Source : www.marianne.net
Sur le site communautaire reddit.com, sur lequel entre 25 et 30 millions d’internautes du monde entier viennent débattre chaque mois, les manifestations qui se déroulent actuellement à Kiev sont l’un des sujets les plus commentés. Au moment de la rédaction de cet article, le fil de discussion comptabilise pas moins de 4 257 contributions.
La couverture de ces événements par les internautes mérite d'être décortiquée, car celle-ci esquisse une forme de journalisme participatif permettant de suivre l’actualité en temps réel et de manière particulièrement immersive. Tous les outils disponibles sur Internet sont mis à contribution pour permettre aux internautes de suivre les affrontements qui opposent les manifestants au gouvernement dans les rues de la capitale Ukrainienne.
Les événements de Kiev nous offrent une version augmentée de ce que le journalisme participatif a pu être jusqu'à présent. Depuis les révolutions arabes, les pratiques ont évolué. Nous ne sommes plus seulement dans le témoignage brut apporté par des vidéastes et photographes amateurs. La preuve : pour commencer, un lien Wikipédia permet de contextualiser l'actualité. Il s'agit d'un préambule nécessaire à quiconque prend le train en route et veut connaître la raison de ces émeutes. Le lien est disponible dans plusieurs langues, ce qui facilite l'entrée en matière. Passé cette première étape, l'internaute en quête d'informations peut plonger dans le grand bain du journalisme citoyen, le fameux « cinquième pouvoir ».
Des flux vidéo diffusés en continu permettent de suivre les événements en direct. La retransmission ayant un certain coût, il existe ainsi un lien sur lequel les internautes peuvent donner de l'argent afin d'aider les vidéastes à poursuivre leur live. Signe des temps, les dons via Paypal et en Bitcoins sont acceptés.
Sur cet article, rédigé en russe, on peut apercevoir des manifestants construire une catapulte.
Le forum permet bien sûr à chaque internaute de poser les questions qu’il souhaite. Par exemple : « Quelle loi a été votée ? En tant qu’Américain, je n’ai bien sûr pas la moindre idée de ce qui se passe dans le reste du monde (merci à nos super chaînes d’infos). Toute information sera grandement appréciée… » Le nombre de participants aux différentes discussions garantit d’obtenir une réponse très rapidement et, pourquoi pas, de basculer dans un sous-débat qui ne gênera pas les autres internautes puisque tous les fils s’imbriquent les uns dans les autres. Pour être plus clair, quelqu’un souhaitant s’informer rapidement sur la situation ne lira que les posts commençant le plus à gauche de l’écran. Les autres dévieront de plus en plus sur la droite à mesure qu’ils entreront dans des discussions impliquant un moindre nombre de participant, ou se perdant dans des digressions hors-sujet.
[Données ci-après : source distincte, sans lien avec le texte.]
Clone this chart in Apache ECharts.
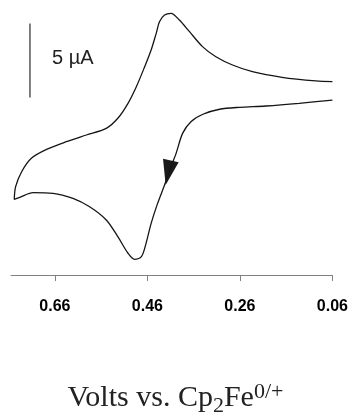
<!DOCTYPE html>
<html>
<head>
<meta charset="utf-8">
<script src="https://cdn.jsdelivr.net/npm/echarts@6/dist/echarts.min.js"></script>
<style>
  html, body { margin: 0; padding: 0; background: #fff; }
  #chart { width: 351px; height: 414px; }
</style>
</head>
<body>
<div id="chart"></div>
<script>
// potential (V vs Cp2Fe0/+) and current (µA)
const volts = [
  0.06, 0.096, 0.169, 0.233, 0.276, 0.312, 0.341, 0.369, 0.391, 0.409,
  0.423, 0.434, 0.441, 0.452, 0.466, 0.484, 0.502, 0.524, 0.549, 0.592,
  0.635, 0.678, 0.711, 0.732, 0.745, 0.748,
  0.736, 0.707, 0.664, 0.621, 0.585, 0.549, 0.524, 0.502, 0.488, 0.473,
  0.463, 0.452, 0.438, 0.423, 0.409, 0.398, 0.384, 0.366, 0.340, 0.304,
  0.261, 0.204, 0.132, 0.06
]
const current = [
  1.06, 1.11, 1.36, 1.74, 2.19, 2.75, 3.43, 4.44, 5.23, 5.68,
  5.57, 5.11, 4.33, 3.20, 2.07, 0.72, -0.40, -1.41, -2.09, -2.54,
  -2.99, -3.51, -4.11, -5.02, -6.03, -6.89,
  -6.75, -6.44, -6.48, -6.82, -7.39, -8.28, -9.41, -10.53, -10.94, -10.76,
  -9.86, -8.51, -7.16, -5.92, -4.68, -3.78, -2.43, -1.64, -1.14, -0.80,
  -0.67, -0.58, -0.40, -0.18
]
const tickVolts = [0.06, 0.26, 0.46, 0.66]
// 5 µA scale bar and scan-direction arrow
const scaleBar = [[0.714, 0], [0.714, 5]]
const arrowPoint = [0.415, -5.09]

const cv = volts.map((v, i) => [v, current[i]])

const chart = echarts.init(document.getElementById('chart'))
chart.setOption({
  animation: false,
  grid: { left: 11, right: 17, top: 8.6, bottom: 139 },
  xAxis: {
    type: 'value',
    min: 0.06,
    max: 0.755,
    inverse: true,
    splitLine: { show: false },
    axisLine: { onZero: false, lineStyle: { color: '#808080', width: 1 } },
    axisTick: { length: 6, lineStyle: { color: '#808080' }, customValues: tickVolts },
    axisLabel: {
      customValues: tickVolts,
      margin: 24,
      color: '#000',
      fontFamily: 'Liberation Sans',
      fontWeight: 'bold',
      fontSize: 16,
      formatter: v => v.toFixed(2)
    }
  },
  yAxis: {
    type: 'value',
    min: -12,
    max: 6,
    show: false
  },
  series: [
    {
      type: 'line',
      data: cv,
      symbol: 'none',
      smooth: 0.3,
      lineStyle: { color: '#151515', width: 1.3 }
    },
    {
      type: 'line',
      data: scaleBar,
      symbol: 'none',
      lineStyle: { color: '#555', width: 1.5 }
    },
    {
      type: 'scatter',
      data: [arrowPoint],
      symbol: 'triangle',
      symbolSize: [16, 25],
      symbolRotate: 168,
      itemStyle: { color: '#1a1a1a', opacity: 1 }
    }
  ],
  graphic: [
    {
      type: 'text',
      left: 52,
      top: 48,
      style: {
        text: '5 µA',
        fill: '#222',
        font: '20px "Liberation Sans"'
      }
    },
    {
      type: 'text',
      left: 'center',
      top: 380,
      style: {
        text: '{a|Volts vs. Cp}{b|2}{a|Fe}{c|0/+}',
        fill: '#222',
        rich: {
          a: { fontFamily: 'Liberation Serif', fontSize: 30, lineHeight: 36, verticalAlign: 'middle' },
          b: { fontFamily: 'Liberation Serif', fontSize: 22, lineHeight: 36, padding: [15, 0, 0, 0] },
          c: { fontFamily: 'Liberation Serif', fontSize: 22, lineHeight: 36, padding: [0, 0, 13, 0] }
        }
      }
    }
  ]
})
</script>
</body>
</html>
Comme sur Youtube, un système de vote des contributions permet aux « redditors » de hiérarchiser la qualité des informations. Ainsi, les trolls ou autres intervenants peu intéressants seront relégués au fin fond du fil de discussion. Ce principe de modération, basé sur la justice populaire, fonctionne particulièrement bien et il est rare de tomber sur une contribution inutile.
On pourrait citer d'autres avantages à ce traitement pluriel de l'actualité : traductions instantanées, multiplication des anecdotes et points de vues, absence de censure sur le ton employé pour relater un événement...
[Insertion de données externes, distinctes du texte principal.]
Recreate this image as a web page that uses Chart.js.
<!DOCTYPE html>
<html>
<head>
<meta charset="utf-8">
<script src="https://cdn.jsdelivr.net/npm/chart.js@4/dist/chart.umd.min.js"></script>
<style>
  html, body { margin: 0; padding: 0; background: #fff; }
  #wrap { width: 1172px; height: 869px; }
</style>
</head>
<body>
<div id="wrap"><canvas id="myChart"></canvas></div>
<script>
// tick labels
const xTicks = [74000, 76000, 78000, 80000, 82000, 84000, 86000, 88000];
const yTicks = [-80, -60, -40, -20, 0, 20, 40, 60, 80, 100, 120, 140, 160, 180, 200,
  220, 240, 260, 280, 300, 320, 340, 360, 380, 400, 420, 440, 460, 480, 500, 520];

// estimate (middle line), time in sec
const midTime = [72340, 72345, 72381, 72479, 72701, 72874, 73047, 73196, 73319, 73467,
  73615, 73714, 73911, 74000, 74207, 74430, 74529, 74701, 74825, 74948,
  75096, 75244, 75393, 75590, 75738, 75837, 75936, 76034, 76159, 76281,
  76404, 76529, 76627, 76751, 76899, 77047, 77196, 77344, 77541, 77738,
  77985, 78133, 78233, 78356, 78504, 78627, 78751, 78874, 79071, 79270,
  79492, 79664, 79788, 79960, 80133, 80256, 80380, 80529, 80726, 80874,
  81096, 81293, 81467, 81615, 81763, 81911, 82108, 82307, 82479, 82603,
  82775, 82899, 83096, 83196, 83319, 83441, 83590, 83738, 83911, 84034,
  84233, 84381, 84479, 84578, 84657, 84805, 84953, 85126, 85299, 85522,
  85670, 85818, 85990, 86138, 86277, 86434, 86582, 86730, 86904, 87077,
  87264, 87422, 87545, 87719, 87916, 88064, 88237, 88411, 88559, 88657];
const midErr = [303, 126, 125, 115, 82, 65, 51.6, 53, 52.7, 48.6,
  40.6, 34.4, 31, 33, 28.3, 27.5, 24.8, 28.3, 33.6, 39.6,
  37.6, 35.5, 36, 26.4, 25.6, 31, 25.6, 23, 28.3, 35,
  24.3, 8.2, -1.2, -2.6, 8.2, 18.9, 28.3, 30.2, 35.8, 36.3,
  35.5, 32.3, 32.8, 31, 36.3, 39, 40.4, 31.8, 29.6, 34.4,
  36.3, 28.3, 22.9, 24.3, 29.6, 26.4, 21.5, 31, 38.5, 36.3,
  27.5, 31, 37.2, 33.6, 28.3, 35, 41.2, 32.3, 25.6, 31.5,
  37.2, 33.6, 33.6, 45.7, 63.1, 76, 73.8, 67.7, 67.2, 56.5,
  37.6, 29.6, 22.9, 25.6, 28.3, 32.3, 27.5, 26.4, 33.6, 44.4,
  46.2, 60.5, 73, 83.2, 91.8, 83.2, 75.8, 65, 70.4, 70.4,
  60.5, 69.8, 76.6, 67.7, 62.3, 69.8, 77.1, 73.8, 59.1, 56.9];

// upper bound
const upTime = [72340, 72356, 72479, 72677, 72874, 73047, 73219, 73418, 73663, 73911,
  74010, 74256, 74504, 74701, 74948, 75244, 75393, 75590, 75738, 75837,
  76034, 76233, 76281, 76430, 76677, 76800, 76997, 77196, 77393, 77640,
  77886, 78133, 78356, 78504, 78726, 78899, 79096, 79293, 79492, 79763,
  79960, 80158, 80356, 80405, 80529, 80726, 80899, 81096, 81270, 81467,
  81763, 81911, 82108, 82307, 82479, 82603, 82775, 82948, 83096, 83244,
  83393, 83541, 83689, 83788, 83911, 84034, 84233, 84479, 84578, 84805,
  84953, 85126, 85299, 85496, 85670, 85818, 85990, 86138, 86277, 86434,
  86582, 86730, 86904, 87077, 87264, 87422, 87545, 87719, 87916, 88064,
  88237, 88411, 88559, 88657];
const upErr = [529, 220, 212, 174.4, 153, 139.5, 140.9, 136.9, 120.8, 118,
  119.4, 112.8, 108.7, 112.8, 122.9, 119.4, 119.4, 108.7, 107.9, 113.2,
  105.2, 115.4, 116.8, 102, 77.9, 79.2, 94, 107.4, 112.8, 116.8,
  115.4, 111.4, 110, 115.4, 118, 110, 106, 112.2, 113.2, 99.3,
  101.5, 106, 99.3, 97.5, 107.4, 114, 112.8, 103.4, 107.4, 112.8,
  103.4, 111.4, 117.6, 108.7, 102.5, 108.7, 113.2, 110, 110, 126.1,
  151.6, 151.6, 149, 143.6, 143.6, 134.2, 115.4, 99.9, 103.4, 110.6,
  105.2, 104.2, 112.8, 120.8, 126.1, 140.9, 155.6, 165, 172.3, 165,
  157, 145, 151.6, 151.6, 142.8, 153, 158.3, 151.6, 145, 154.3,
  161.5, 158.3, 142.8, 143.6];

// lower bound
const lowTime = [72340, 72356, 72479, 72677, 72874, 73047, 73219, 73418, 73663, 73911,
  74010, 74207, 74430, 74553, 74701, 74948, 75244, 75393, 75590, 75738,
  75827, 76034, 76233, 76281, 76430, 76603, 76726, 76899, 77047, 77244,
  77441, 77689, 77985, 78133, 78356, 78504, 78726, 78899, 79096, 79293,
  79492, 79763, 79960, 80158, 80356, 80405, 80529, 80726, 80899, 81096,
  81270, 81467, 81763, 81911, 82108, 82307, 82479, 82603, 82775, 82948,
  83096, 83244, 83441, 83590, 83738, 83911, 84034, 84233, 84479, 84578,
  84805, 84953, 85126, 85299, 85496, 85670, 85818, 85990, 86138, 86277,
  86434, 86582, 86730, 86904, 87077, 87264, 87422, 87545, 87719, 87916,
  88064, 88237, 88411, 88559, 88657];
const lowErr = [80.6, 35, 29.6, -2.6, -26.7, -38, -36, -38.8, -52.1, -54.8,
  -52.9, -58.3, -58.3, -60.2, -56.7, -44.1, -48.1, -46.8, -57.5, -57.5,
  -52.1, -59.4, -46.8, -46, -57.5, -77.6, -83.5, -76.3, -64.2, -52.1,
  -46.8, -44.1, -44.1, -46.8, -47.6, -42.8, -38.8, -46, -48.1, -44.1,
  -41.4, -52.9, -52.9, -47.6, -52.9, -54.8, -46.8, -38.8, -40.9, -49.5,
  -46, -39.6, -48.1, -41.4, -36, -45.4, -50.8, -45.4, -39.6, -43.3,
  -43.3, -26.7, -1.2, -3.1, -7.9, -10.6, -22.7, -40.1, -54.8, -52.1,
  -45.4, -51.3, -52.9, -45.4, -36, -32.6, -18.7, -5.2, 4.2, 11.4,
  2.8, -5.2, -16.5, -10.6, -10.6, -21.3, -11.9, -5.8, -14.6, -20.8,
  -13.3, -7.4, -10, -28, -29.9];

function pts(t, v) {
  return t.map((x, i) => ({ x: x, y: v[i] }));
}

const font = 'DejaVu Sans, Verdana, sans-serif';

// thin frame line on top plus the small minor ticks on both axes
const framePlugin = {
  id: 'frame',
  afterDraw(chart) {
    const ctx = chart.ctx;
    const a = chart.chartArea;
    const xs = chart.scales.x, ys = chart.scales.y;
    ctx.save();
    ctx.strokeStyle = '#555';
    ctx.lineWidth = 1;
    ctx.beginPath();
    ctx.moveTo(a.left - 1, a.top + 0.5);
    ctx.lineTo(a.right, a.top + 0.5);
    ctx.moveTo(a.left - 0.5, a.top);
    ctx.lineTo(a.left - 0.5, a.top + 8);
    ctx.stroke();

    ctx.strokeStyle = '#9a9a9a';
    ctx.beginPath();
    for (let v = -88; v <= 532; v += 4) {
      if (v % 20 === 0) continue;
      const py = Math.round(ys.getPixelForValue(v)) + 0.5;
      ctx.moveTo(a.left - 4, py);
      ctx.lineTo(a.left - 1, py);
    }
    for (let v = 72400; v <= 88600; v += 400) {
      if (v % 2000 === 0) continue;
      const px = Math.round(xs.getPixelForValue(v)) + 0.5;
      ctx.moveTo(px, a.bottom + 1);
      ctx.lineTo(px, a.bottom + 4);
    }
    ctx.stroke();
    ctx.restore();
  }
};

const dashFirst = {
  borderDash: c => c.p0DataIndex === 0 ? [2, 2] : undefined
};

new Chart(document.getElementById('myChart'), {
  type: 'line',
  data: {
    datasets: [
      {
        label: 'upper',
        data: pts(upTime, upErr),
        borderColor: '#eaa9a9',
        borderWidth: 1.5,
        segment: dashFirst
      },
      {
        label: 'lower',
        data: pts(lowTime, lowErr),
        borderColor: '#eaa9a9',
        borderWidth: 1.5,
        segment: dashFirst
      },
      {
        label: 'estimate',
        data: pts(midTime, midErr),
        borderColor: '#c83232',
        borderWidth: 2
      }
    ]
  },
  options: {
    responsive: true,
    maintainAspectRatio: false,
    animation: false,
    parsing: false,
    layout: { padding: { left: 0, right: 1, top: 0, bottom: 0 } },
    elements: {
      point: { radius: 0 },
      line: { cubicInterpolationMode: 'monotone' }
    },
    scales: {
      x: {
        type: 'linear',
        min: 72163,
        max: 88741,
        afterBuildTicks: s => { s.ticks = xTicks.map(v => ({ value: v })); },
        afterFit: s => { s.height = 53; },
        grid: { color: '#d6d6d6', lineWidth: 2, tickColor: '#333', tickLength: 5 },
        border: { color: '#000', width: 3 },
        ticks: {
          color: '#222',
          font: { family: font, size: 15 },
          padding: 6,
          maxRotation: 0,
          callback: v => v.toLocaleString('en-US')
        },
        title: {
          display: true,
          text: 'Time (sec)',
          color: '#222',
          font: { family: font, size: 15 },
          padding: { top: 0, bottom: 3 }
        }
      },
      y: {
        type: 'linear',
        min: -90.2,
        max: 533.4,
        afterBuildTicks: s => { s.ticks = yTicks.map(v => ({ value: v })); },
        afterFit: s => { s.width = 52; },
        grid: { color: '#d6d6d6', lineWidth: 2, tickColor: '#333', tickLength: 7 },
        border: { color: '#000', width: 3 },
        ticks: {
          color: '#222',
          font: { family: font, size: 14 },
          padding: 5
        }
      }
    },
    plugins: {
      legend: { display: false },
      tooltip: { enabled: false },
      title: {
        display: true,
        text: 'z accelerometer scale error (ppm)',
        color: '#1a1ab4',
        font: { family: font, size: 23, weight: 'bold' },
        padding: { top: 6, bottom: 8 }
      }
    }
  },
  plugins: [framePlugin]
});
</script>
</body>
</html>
Le journalisme n'est pas un métier à enterrer pour autant. Si le journalisme citoyen offre quantité de matière brut, le journaliste professionnel doit quant à lui trier le bon grain de l'ivraie, vérifier les faits, synthétiser les informations dans des formats courts et digestes. Plus que jamais, le travail de traitement et de mise en forme de l'information est ce qui justifie la plus-value journalistique. A l'heure où les rédactions rognent sur leur budget investigation et rechignent à envoyer des reporters couvrir des événements à l'autre bout du monde, le journalisme citoyen s'impose plus comme un allié qu'un concurrent direct du journalisme classique. Mais si le champ d'investigation s'est déplacé sur les réseaux sociaux et sur les sites web participatifs, gare, cependant, à ne pas se contenter de revues de tweets biens fainéantes. Le travail n'est pas moins exigeant aujourd'hui qu'il ne l'était hier.